Le désir de pastiche
Pendant quatre ans, de 1968 à 1972, sur les dix années de sa vie d’artiste, Marcel Broodthaers présente un peu partout son musée qui croît en salles et en thématiques, mais fonctionne toujours comme une véritable institution. On visite donc son centre d’art non-sensique avec ses reproductions d'œuvres d’art, ses caisses de transports, ses inscriptions murales en forme de rébus ou encore des projections de petits bouts de films en noir et blanc qu’il réalise lui-même. Son musée s’agrandit à mesure que croît le désir de pastiche.

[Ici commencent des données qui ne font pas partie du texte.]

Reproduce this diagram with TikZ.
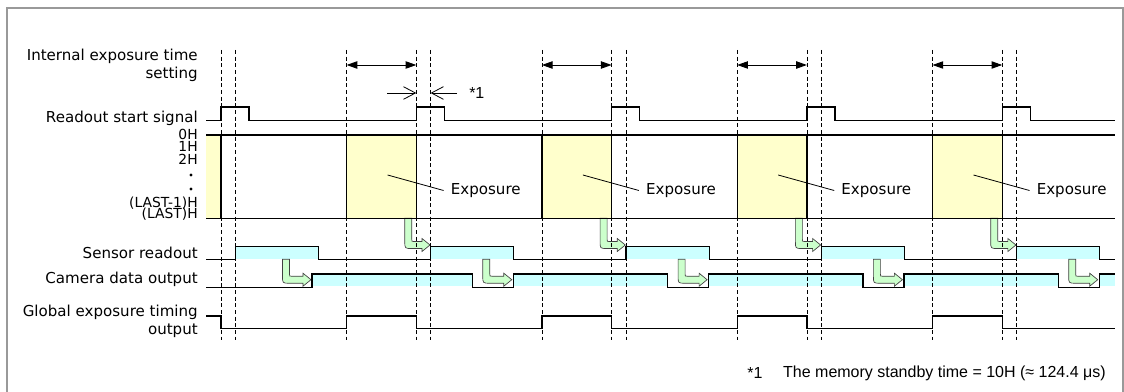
\documentclass[tikz,border=0pt]{standalone}
\usepackage{fontspec}
\setmainfont{DejaVu Sans}
\newfontfamily\notefont{Liberation Sans}
\usetikzlibrary{arrows.meta}
\definecolor{expyellow}{HTML}{FFFFCC}
\definecolor{readcyan}{HTML}{CCFFFF}
\definecolor{arrowgreen}{HTML}{CCFFCC}
\tikzset{
  sig/.style={line width=0.9pt},
  guide/.style={line width=0.5pt, dash pattern=on 3pt off 2pt},
  lbl/.style={anchor=east, inner sep=0pt, font=\fontsize{11.3}{13.5}\selectfont},
  hlbl/.style={anchor=east, inner sep=0pt, font=\fontsize{10.4}{12}\selectfont},
  greenarrow/.style={draw=black!75, fill=arrowgreen, line width=0.5pt},
}
\newcommand{\bendarrow}[4]{%
  \draw[greenarrow] (#1-3.5,#2) -- (#1-3.5,#3-3.5) .. controls (#1-3.5,#3+3.5) .. (#1+3.5,#3+3.5)
    -- (#4-8,#3+3.5) -- (#4-8,#3+6.5) -- (#4,#3) -- (#4-8,#3-6.5) -- (#4-8,#3-3.5)
    -- (#1+5.5,#3-3.5) .. controls (#1+3.5,#3-3.5) .. (#1+3.5,#3-5.5) -- (#1+3.5,#2) -- cycle;}
\begin{document}
\begin{tikzpicture}[x=0.75pt, y=-0.75pt, >=stealth]
\useasboundingbox (0,0) rectangle (1124,392);
\draw[line width=1.5pt, gray!80] (7,392) -- (7,8.5) -- (1122.5,8.5) -- (1122.5,392);

\node[lbl] (lblint) at (198,56) {Internal exposure time};
\node[lbl] (lblset) at (198,74) {setting};
\node[lbl] (lblread) at (198,118) {Readout start signal};
\node[hlbl] (lbl0) at (198,134.5) {0H};
\node[hlbl] (lbl1) at (198,146.5) {1H};
\node[hlbl] (lbl2) at (198,159.5) {2H};
\node[circle, fill, inner sep=0pt, minimum size=2.4pt] (dotA) at (191,175) {};
\node[circle, fill, inner sep=0pt, minimum size=2.4pt] (dotB) at (191,189) {};
\node[hlbl] (lbllm) at (198,203.5) {(LAST-1)H};
\node[hlbl] (lbll) at (198,214.5) {(LAST)H};
\node[lbl] (lblsen) at (198,252.5) {Sensor readout};
\node[lbl] (lblcam) at (198,279.5) {Camera data output};
\node[lbl] (lblglob) at (198,312.5) {Global exposure timing};
\node[lbl] (lblout) at (198,330.5) {output};

\fill[expyellow] (206,135) rectangle (221,218.3);
\foreach \e/\t in {346.6/416.3, 541.9/611.6, 737.2/806.9, 932.5/1002.2}
  \fill[expyellow] (\e,135) rectangle (\t,218.3);
\foreach \t in {221,416.3,611.6,806.9,1002.2}
  \fill[readcyan] (\t+14.3,246.5) rectangle (\t+97.5,259.3);
\foreach \a/\b in {312/472.3, 513.3/667.6, 708.6/862.9, 903.9/1058.2, 1099.2/1115}
  \fill[readcyan] (\a,274) rectangle (\b,286);

\foreach \t in {416.3,611.6,806.9,1002.2}
  \bendarrow{\t-8}{218.3}{245}{\t+13.7};
\bendarrow{286}{259.3}{279.7}{311};
\foreach \t in {416.3,611.6,806.9,1002.2}
  \bendarrow{\t+70}{259.3}{279.7}{\t+95.5};

\foreach \t in {221,416.3,611.6,806.9,1002.2}
  \draw[guide] (\t,50) -- (\t,340) (\t+14.3,50) -- (\t+14.3,340);
\foreach \e in {346.6,541.9,737.2,932.5}
  \draw[guide] (\e,50) -- (\e,340);

\draw[sig] (206,120.5) foreach \t in {221,416.3,611.6,806.9,1002.2}
  {-- (\t,120.5) -- (\t,107) -- (\t+28,107) -- (\t+28,120.5)} -- (1115,120.5);
\draw[sig] (206,135) -- (1115,135) (206,218.3) -- (1115,218.3);
\draw[sig] (221,135) -- (221,218.3);
\foreach \e/\t [count=\i] in {346.6/416.3, 541.9/611.6, 737.2/806.9, 932.5/1002.2} {
  \draw[sig] (\e,135) -- (\e,218.3) (\t,135) -- (\t,218.3);
  \draw[{Triangle[length=8pt,width=5.5pt]}-{Triangle[length=8pt,width=5.5pt]}, line width=0.7pt] (\e,65) -- (\t,65);
  \draw[line width=0.6pt] (\e+41,175) -- (\e+97,190.5);
  \node[anchor=west, inner sep=0pt, font=\fontsize{11.3}{13.5}\selectfont] (exp\i) at (\e+104,191) {Exposure};
}
\draw[sig] (206,259.3) foreach \t in {221,416.3,611.6,806.9,1002.2}
  {-- (\t+14.3,259.3) -- (\t+14.3,246.5) -- (\t+97.5,246.5) -- (\t+97.5,259.3)} -- (1115,259.3);
\draw[sig] (206,287.5) -- (312,287.5) -- (312,274) foreach \t in {416.3,611.6,806.9,1002.2}
  {-- (\t+56,274) -- (\t+56,287.5) -- (\t+97,287.5) -- (\t+97,274)} -- (1115,274);
\draw[sig] (206,316) -- (221,316) -- (221,328.5) foreach \e/\t in {346.6/416.3, 541.9/611.6, 737.2/806.9, 932.5/1002.2}
  {-- (\e,328.5) -- (\e,316) -- (\t,316) -- (\t,328.5)} -- (1115,328.5);

\coordinate (gapL) at (387,93);
\coordinate (gapR) at (457,93);
\draw[-{Straight Barb[length=9pt,width=9.5pt]}, line width=0.6pt] (gapL) -- (416.3,93);
\draw[-{Straight Barb[length=9pt,width=9.5pt]}, line width=0.6pt] (gapR) -- (430.6,93);
\node[anchor=west, inner sep=0pt, font=\notefont\fontsize{12}{14}\selectfont] (star) at (469,92.5) {*1};

\node[anchor=west, inner sep=0pt, font=\notefont\fontsize{12}{14}\selectfont] (notemark) at (747,373) {*1};
\node[anchor=east, inner sep=0pt, font=\notefont\fontsize{12}{14}\selectfont] (notetext) at (1106,373) {The memory standby time = 10H (≈ 124.4 μs)};
\end{tikzpicture}
\end{document}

En 1970, il imagine ainsi une section financière, déclarant le musée « en faillite » et émet un vrai contrat de cession. Le musée est à vendre, contre un lingot d’or ! Le prix de la vente étant fixé à deux fois le prix de l’or : la moitié pour sa valeur brute, l’autre pour sa valeur artistique. Annoncée sur la couverture du catalogue de la foire de Cologne 1971, la vente est un bide et aucun acheteur ne s’emballe sur le gag belge à visée arty.
Aussi, en guise d’apothéose, et avant fermeture définitive pour cause de lassitude en 1972, notre artiste réunit à la Kunsthalle de Düsseldorf sa « Section des figures », où sont rassemblés cinq cents tableaux, sculptures, pièces de monnaies, objets, antiquités, babioles, publicités, tous glanés dans plusieurs pays et représentant des aigles. Devant chaque ensemble, qui n’a de valeur que la somme des hobbys de son glaneur, est posé un cartel qui indique : « Ceci n'est pas une œuvre d'art. » En 1976, après des séjours à Londres puis à Cologne, Marcel Broodthaers, unique directeur de son musée imaginaire et unique artiste dans le genre bluffeur, s’éteint le jour de son 52e anniversaire. Et ceci n’est pas une fiction, croyez-le bien. Ou non.